[Goal] Nothing in the data should change when you return it, but leave the pictures out.

── Data excerpt

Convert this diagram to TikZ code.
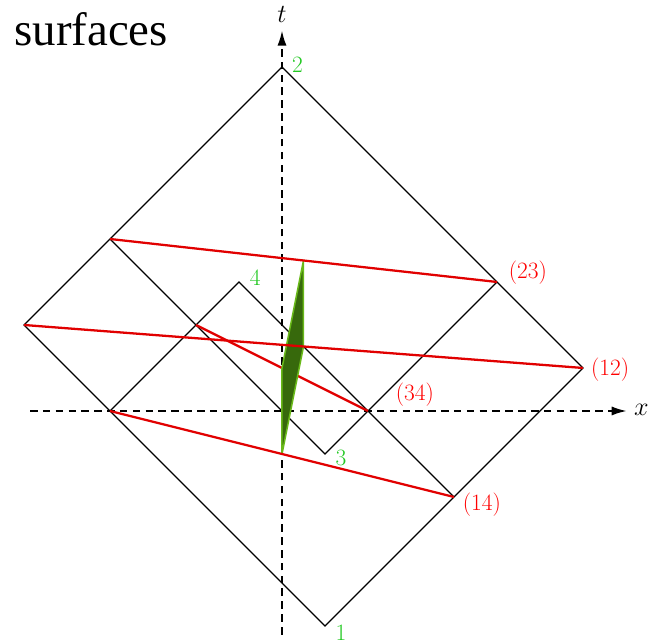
\documentclass[tikz,border=0pt]{standalone}
\usepackage{fontspec}
\newfontfamily\timesfont{Liberation Serif}
\usetikzlibrary{arrows.meta}
\definecolor{ptgreen}{RGB}{34,200,34}
\definecolor{surfdark}{RGB}{55,105,12}
\definecolor{surflight}{RGB}{105,185,25}
\definecolor{redl}{RGB}{225,0,0}
\begin{document}
\begin{tikzpicture}[x=1cm,y=1cm,
  edge/.style={line width=0.9pt, black},
  redline/.style={line width=1.5pt, redl},
  axis/.style={line width=1.3pt, dash pattern=on 5pt off 3.5pt, -{Latex[length=10pt,width=6pt]}},
  ptlabel/.style={text=ptgreen, font=\fontsize{15.5}{18}\selectfont, inner sep=0pt},
  redlabel/.style={text=red, font=\fontsize{15.5}{18}\selectfont, inner sep=0pt},
  axlabel/.style={font=\fontsize{17}{20}\selectfont, inner sep=0pt}]
\useasboundingbox (-6.558,-5.395) rectangle (8.605,9.558);
% points
\coordinate (p1) at (1,-5);
\coordinate (p2) at (0,8);
\coordinate (p3) at (1,-1);
\coordinate (p4) at (-1,3);
\coordinate (L) at (-6,2);
\coordinate (R) at (7,1);
\coordinate (A) at (-4,4);
\coordinate (B) at (5,3);
\coordinate (C) at (-4,0);
\coordinate (D) at (4,-2);
\coordinate (E) at (-2,2);
\coordinate (F) at (2,0);
% axes
\coordinate (tb) at (0,-5.2);
\coordinate (tt) at (0,8.85);
\coordinate (xl) at (-5.86,0);
\coordinate (xr) at (8.02,0);
\draw[axis] (tb) -- (tt);
\draw[axis] (xl) -- (xr);
\node[axlabel] (tlab) at (0,9.22) {$t$};
\node[axlabel] (xlab) at (8.36,0.02) {$x$};
% black light-cone lines
\draw[edge] (p1) -- (L) -- (p2) -- (R) -- cycle;
\draw[edge] (A) -- (p3) -- (B);
\draw[edge] (C) -- (p4) -- (D);
% red line behind the surface
\draw[redline] (E) -- (F);
% green surface
\coordinate (g1) at (0,-1);
\coordinate (g2) at (0.5,1.5);
\coordinate (g3) at (0.5,3.5);
\coordinate (g4) at (0,1);
\filldraw[fill=surfdark, draw=surflight, line width=1pt, line join=round] (g1) -- (g2) -- (g3) -- (g4) -- cycle;
% red lines in front
\draw[redline] (A) -- (B);
\draw[redline] (L) -- (R);
\draw[redline] (C) -- (D);
% labels
\node[ptlabel] (l1) at (1.37,-5.16) {1};
\node[ptlabel] (l2) at (0.36,8.05) {2};
\node[ptlabel] (l3) at (1.37,-1.09) {3};
\node[ptlabel] (l4) at (-0.62,3.09) {4};
\node[redlabel] (r23) at (5.72,3.21) {(23)};
\node[redlabel] (r12) at (7.63,0.95) {(12)};
\node[redlabel] (r14) at (4.65,-2.19) {(14)};
\node[redlabel] (r34) at (3.09,0.37) {(34)};
\node[anchor=base west, font=\timesfont\fontsize{31}{35}\selectfont, inner sep=0pt] (title) at (-6.23,8.51) {surfaces};
\end{tikzpicture}
\end{document}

────

[Full solution]
Convert this diagram to TikZ code.
\documentclass[tikz,border=0pt]{standalone}
\usepackage{fontspec}
\newfontfamily\timesfont{Liberation Serif}
\usetikzlibrary{arrows.meta}
\definecolor{ptgreen}{RGB}{34,200,34}
\definecolor{surfdark}{RGB}{55,105,12}
\definecolor{surflight}{RGB}{105,185,25}
\definecolor{redl}{RGB}{225,0,0}
\begin{document}
\begin{tikzpicture}[x=1cm,y=1cm,
  edge/.style={line width=0.9pt, black},
  redline/.style={line width=1.5pt, redl},
  axis/.style={line width=1.3pt, dash pattern=on 5pt off 3.5pt, -{Latex[length=10pt,width=6pt]}},
  ptlabel/.style={text=ptgreen, font=\fontsize{15.5}{18}\selectfont, inner sep=0pt},
  redlabel/.style={text=red, font=\fontsize{15.5}{18}\selectfont, inner sep=0pt},
  axlabel/.style={font=\fontsize{17}{20}\selectfont, inner sep=0pt}]
\useasboundingbox (-6.558,-5.395) rectangle (8.605,9.558);
% points
\coordinate (p1) at (1,-5);
\coordinate (p2) at (0,8);
\coordinate (p3) at (1,-1);
\coordinate (p4) at (-1,3);
\coordinate (L) at (-6,2);
\coordinate (R) at (7,1);
\coordinate (A) at (-4,4);
\coordinate (B) at (5,3);
\coordinate (C) at (-4,0);
\coordinate (D) at (4,-2);
\coordinate (E) at (-2,2);
\coordinate (F) at (2,0);
% axes
\coordinate (tb) at (0,-5.2);
\coordinate (tt) at (0,8.85);
\coordinate (xl) at (-5.86,0);
\coordinate (xr) at (8.02,0);
\draw[axis] (tb) -- (tt);
\draw[axis] (xl) -- (xr);
\node[axlabel] (tlab) at (0,9.22) {$t$};
\node[axlabel] (xlab) at (8.36,0.02) {$x$};
% black light-cone lines
\draw[edge] (p1) -- (L) -- (p2) -- (R) -- cycle;
\draw[edge] (A) -- (p3) -- (B);
\draw[edge] (C) -- (p4) -- (D);
% red line behind the surface
\draw[redline] (E) -- (F);
% green surface
\coordinate (g1) at (0,-1);
\coordinate (g2) at (0.5,1.5);
\coordinate (g3) at (0.5,3.5);
\coordinate (g4) at (0,1);
\filldraw[fill=surfdark, draw=surflight, line width=1pt, line join=round] (g1) -- (g2) -- (g3) -- (g4) -- cycle;
% red lines in front
\draw[redline] (A) -- (B);
\draw[redline] (L) -- (R);
\draw[redline] (C) -- (D);
% labels
\node[ptlabel] (l1) at (1.37,-5.16) {1};
\node[ptlabel] (l2) at (0.36,8.05) {2};
\node[ptlabel] (l3) at (1.37,-1.09) {3};
\node[ptlabel] (l4) at (-0.62,3.09) {4};
\node[redlabel] (r23) at (5.72,3.21) {(23)};
\node[redlabel] (r12) at (7.63,0.95) {(12)};
\node[redlabel] (r14) at (4.65,-2.19) {(14)};
\node[redlabel] (r34) at (3.09,0.37) {(34)};
\node[anchor=base west, font=\timesfont\fontsize{31}{35}\selectfont, inner sep=0pt] (title) at (-6.23,8.51) {surfaces};
\end{tikzpicture}
\end{document}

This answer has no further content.